Retype the opening lines of the data exactly, stopping after the line that contains "(goal) at (580,524)". Skip every picture.

------------------------------------

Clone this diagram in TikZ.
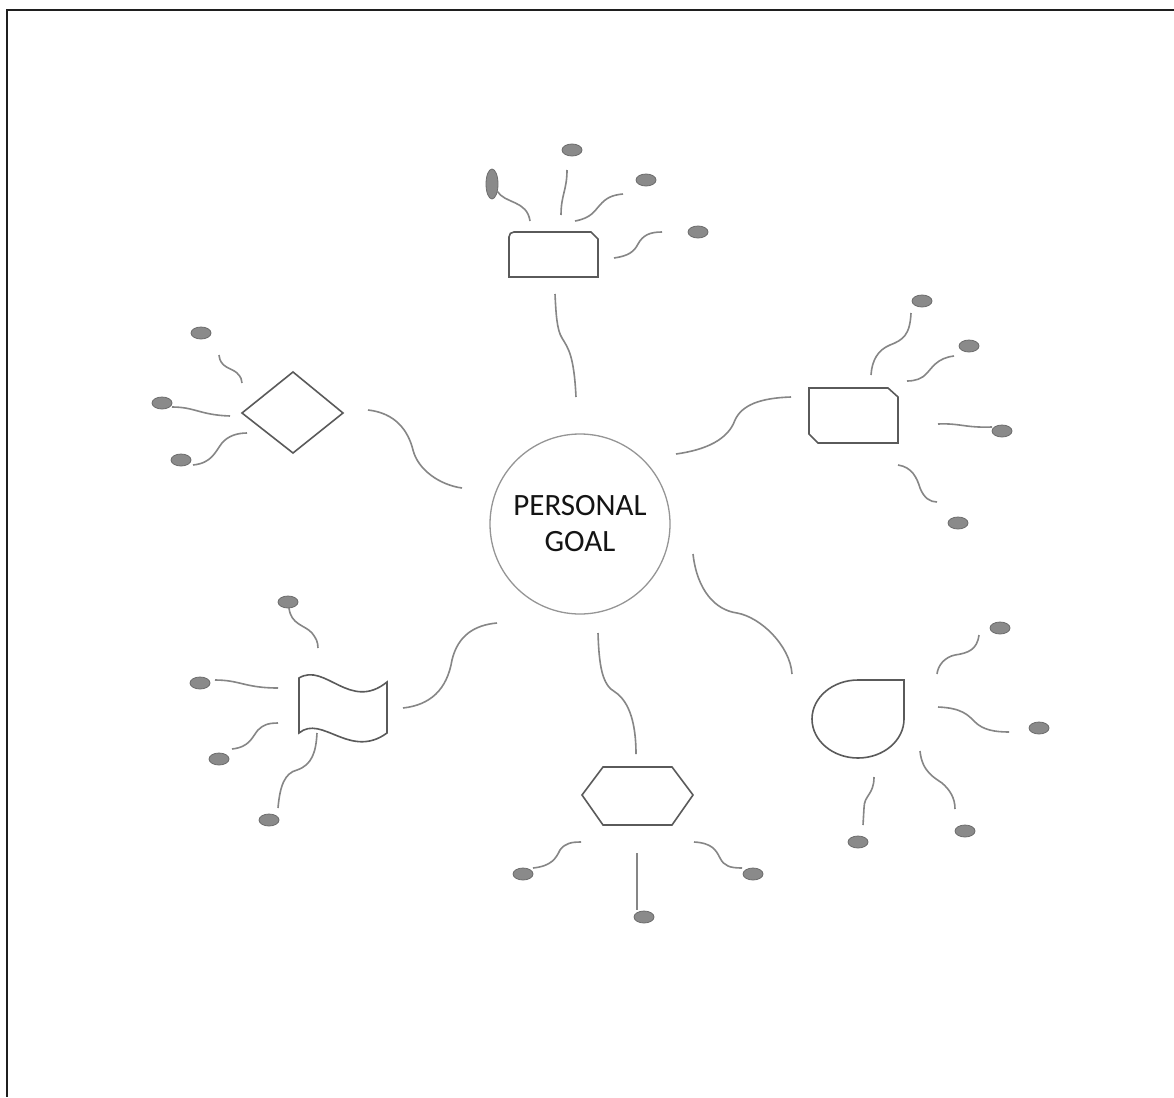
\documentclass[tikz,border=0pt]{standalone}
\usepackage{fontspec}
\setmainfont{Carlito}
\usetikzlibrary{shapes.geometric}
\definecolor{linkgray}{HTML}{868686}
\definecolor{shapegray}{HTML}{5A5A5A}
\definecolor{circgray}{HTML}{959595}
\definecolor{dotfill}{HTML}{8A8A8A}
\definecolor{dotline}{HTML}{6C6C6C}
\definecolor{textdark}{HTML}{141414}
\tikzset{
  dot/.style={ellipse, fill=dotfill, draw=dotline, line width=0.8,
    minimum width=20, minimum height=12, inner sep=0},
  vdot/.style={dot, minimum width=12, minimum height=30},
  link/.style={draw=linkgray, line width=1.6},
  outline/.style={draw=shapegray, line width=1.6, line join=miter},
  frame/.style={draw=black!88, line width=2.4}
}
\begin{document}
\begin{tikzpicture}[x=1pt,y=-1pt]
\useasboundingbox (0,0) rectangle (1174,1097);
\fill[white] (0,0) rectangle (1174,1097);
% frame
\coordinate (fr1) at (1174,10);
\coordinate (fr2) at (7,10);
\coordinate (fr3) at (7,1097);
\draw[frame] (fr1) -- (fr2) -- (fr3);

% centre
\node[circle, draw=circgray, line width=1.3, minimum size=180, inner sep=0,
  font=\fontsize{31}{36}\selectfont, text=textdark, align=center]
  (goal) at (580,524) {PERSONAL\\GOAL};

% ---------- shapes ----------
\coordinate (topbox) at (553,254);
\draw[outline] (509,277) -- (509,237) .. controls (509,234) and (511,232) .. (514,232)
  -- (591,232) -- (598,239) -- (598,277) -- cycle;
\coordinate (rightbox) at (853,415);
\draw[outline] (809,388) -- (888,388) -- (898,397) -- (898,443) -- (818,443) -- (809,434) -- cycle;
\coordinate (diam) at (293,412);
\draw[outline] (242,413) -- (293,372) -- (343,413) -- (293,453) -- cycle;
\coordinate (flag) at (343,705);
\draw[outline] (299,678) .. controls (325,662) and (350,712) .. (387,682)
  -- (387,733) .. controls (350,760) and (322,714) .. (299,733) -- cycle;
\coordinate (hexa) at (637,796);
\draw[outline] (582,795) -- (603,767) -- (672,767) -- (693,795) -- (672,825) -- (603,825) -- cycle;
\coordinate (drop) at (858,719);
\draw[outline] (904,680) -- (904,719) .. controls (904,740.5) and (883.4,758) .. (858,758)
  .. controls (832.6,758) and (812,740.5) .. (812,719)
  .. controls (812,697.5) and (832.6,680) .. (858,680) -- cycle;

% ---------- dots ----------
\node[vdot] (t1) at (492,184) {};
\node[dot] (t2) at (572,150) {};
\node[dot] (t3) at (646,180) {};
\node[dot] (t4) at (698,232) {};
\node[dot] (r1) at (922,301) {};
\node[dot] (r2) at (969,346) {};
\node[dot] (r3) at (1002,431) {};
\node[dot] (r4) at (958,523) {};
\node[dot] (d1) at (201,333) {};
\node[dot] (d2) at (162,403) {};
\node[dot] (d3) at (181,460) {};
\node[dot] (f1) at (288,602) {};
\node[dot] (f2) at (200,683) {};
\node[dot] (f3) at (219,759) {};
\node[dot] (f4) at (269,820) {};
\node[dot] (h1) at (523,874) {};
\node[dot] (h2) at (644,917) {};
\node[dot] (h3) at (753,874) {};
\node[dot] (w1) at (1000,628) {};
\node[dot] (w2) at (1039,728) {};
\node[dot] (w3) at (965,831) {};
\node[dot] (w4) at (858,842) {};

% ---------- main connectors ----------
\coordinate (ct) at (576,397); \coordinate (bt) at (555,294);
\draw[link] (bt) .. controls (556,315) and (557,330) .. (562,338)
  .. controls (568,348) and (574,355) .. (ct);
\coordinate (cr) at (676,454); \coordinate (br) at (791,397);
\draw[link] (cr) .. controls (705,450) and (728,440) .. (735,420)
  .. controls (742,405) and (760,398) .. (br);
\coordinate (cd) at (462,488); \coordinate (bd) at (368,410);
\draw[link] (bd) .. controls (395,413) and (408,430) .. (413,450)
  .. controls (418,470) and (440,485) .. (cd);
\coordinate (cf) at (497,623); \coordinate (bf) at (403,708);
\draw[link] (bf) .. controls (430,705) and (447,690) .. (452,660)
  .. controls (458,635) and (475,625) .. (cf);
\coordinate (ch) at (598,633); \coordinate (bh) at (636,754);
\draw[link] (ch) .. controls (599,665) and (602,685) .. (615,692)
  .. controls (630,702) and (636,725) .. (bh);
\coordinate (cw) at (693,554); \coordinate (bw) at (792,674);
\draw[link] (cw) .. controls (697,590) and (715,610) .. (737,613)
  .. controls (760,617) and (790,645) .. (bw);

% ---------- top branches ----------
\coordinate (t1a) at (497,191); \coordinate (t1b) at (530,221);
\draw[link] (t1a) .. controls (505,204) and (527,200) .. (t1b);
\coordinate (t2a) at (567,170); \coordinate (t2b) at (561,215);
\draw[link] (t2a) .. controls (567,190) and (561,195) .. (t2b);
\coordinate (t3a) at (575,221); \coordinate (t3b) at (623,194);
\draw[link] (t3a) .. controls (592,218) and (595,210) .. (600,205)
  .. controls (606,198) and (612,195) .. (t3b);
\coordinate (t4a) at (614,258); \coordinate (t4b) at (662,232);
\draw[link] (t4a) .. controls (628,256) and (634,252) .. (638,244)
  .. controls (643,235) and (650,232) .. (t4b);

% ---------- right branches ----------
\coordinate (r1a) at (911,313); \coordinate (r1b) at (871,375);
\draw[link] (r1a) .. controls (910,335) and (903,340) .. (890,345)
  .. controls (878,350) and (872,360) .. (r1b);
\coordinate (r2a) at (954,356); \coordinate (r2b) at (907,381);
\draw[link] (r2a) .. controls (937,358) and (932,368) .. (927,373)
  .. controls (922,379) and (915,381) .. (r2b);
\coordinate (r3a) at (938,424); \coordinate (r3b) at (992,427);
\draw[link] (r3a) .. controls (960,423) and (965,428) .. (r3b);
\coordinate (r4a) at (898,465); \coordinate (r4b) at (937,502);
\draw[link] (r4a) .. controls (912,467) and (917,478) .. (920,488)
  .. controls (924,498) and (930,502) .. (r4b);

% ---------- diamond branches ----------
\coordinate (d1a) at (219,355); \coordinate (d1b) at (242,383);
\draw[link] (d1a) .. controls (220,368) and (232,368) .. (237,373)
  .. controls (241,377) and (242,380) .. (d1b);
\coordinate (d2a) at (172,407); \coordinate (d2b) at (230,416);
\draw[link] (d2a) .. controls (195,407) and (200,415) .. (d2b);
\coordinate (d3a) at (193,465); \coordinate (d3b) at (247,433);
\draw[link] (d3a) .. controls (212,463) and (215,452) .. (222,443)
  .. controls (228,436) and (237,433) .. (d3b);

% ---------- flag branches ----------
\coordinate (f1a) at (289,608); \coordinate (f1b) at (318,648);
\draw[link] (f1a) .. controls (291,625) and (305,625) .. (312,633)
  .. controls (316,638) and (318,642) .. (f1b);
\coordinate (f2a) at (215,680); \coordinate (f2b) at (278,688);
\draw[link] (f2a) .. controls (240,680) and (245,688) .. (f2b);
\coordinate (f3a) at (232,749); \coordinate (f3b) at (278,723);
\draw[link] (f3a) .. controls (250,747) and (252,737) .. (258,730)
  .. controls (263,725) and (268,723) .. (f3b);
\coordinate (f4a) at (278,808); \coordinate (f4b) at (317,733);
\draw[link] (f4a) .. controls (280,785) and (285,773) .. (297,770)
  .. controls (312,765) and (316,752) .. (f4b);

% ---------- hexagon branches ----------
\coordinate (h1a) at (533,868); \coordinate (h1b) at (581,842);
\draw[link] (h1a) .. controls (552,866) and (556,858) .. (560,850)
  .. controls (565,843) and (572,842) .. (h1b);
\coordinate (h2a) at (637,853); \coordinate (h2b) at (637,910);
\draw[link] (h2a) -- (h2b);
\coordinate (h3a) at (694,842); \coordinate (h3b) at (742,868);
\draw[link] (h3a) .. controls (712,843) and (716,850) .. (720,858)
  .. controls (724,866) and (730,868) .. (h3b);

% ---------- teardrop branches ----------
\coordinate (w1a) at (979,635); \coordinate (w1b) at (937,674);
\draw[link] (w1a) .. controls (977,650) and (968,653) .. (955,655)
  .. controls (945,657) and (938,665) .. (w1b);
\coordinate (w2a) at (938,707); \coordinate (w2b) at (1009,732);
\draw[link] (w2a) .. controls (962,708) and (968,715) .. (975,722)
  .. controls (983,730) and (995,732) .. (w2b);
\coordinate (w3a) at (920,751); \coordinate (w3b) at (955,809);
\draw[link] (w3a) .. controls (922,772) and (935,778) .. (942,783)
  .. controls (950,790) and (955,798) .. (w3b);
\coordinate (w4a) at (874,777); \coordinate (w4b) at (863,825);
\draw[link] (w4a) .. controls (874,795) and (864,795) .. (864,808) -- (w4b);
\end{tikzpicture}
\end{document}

------------------------------------

(TASK RESULT):
Clone this diagram in TikZ.
\documentclass[tikz,border=0pt]{standalone}
\usepackage{fontspec}
\setmainfont{Carlito}
\usetikzlibrary{shapes.geometric}
\definecolor{linkgray}{HTML}{868686}
\definecolor{shapegray}{HTML}{5A5A5A}
\definecolor{circgray}{HTML}{959595}
\definecolor{dotfill}{HTML}{8A8A8A}
\definecolor{dotline}{HTML}{6C6C6C}
\definecolor{textdark}{HTML}{141414}
\tikzset{
  dot/.style={ellipse, fill=dotfill, draw=dotline, line width=0.8,
    minimum width=20, minimum height=12, inner sep=0},
  vdot/.style={dot, minimum width=12, minimum height=30},
  link/.style={draw=linkgray, line width=1.6},
  outline/.style={draw=shapegray, line width=1.6, line join=miter},
  frame/.style={draw=black!88, line width=2.4}
}
\begin{document}
\begin{tikzpicture}[x=1pt,y=-1pt]
\useasboundingbox (0,0) rectangle (1174,1097);
\fill[white] (0,0) rectangle (1174,1097);
% frame
\coordinate (fr1) at (1174,10);
\coordinate (fr2) at (7,10);
\coordinate (fr3) at (7,1097);
\draw[frame] (fr1) -- (fr2) -- (fr3);

% centre
\node[circle, draw=circgray, line width=1.3, minimum size=180, inner sep=0,
  font=\fontsize{31}{36}\selectfont, text=textdark, align=center]
  (goal) at (580,524) {PERSONAL\\GOAL};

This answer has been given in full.